Pero más allá de las interpretaciones articuladas, tendríamos que saber leer lo que está pasando en las calles. Entender que los gobiernos, el mundo empresarial y el sistema educativo tienen que atender, con urgencia, los reclamos de una generación que está de acuerdo con el paro en un 81 % y que, como revela la encuesta del Centro Nacional de Consultoría, vive con incertidumbre, frustración, miedo, rabia, poca esperanza (12 %) y mínima alegría (1 %). Que es normal el rechazo que sienten por la policía, que a menudo los hostiga, los maltrata y comete excesos brutales cada vez que hay protestas, y por tanto hay que exigir una reforma inmediata. También, que muchos jóvenes no se sienten representados por los líderes sindicales, quienes no tienen un discurso que los atraiga, aunque luchan por reivindicaciones importantes. Basta ver la actitud de Francisco Maltés, que más que dura es fría, inamovible, desprovista de todo carisma, contrastante con el fervor contestatario de los jóvenes marchantes. Entender, además, que un paro que se prolonga indefinidamente tiende a desgastarse, a sabotearse a sí mismo y a darle la oportunidad a la delincuencia para que, escudándose en él, cometa toda clase de horrores, como esta semana en Tuluá. Y, finalmente, que la prolongación de los bloqueos inhumanos propicia que la simpatía por el paro se torne en hostilidad, no sólo del empresariado sino de los campesinos y la clase trabajadora, cansada de las dificultades cotidianas.

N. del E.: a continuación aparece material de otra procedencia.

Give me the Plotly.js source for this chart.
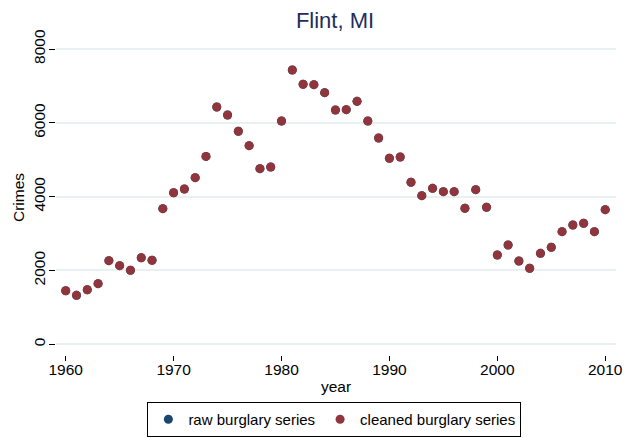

Queda muy claro, además, que la mala imagen del Congreso, de la Fiscalía, de la Procuraduría y de la clase política en general está en la base del descontento. Que Álvaro Uribe, como Duque, pareciera ya no tener una segunda oportunidad sobre la Tierra, como tampoco el beligerante Vargas Lleras. Pero, si hemos de creerles a las encuestas, también hay sorpresas positivas. Aunque la buena opinión general sobre los pocos políticos que la tienen disminuyó durante el estallido, la mayor favorabilidad recae —oh, sorpresa— en dos hombres de centro, moderados los dos: el ecuánime Humberto de la Calle y Juan Manuel Galán. Dos voces que no polarizan. Esperanzador. La idea es que ahora a los cambios coyunturales ya logrados se sumen otros, estructurales y definitivos.
Posdata. ¿Por qué los medios, en vez de señalar el nombre de uno de los dueños de un avión que llevaba coca, se refieren a él como “el marido de Alejandra Azcárate? Sensacionalismo, estigmatización, machismo.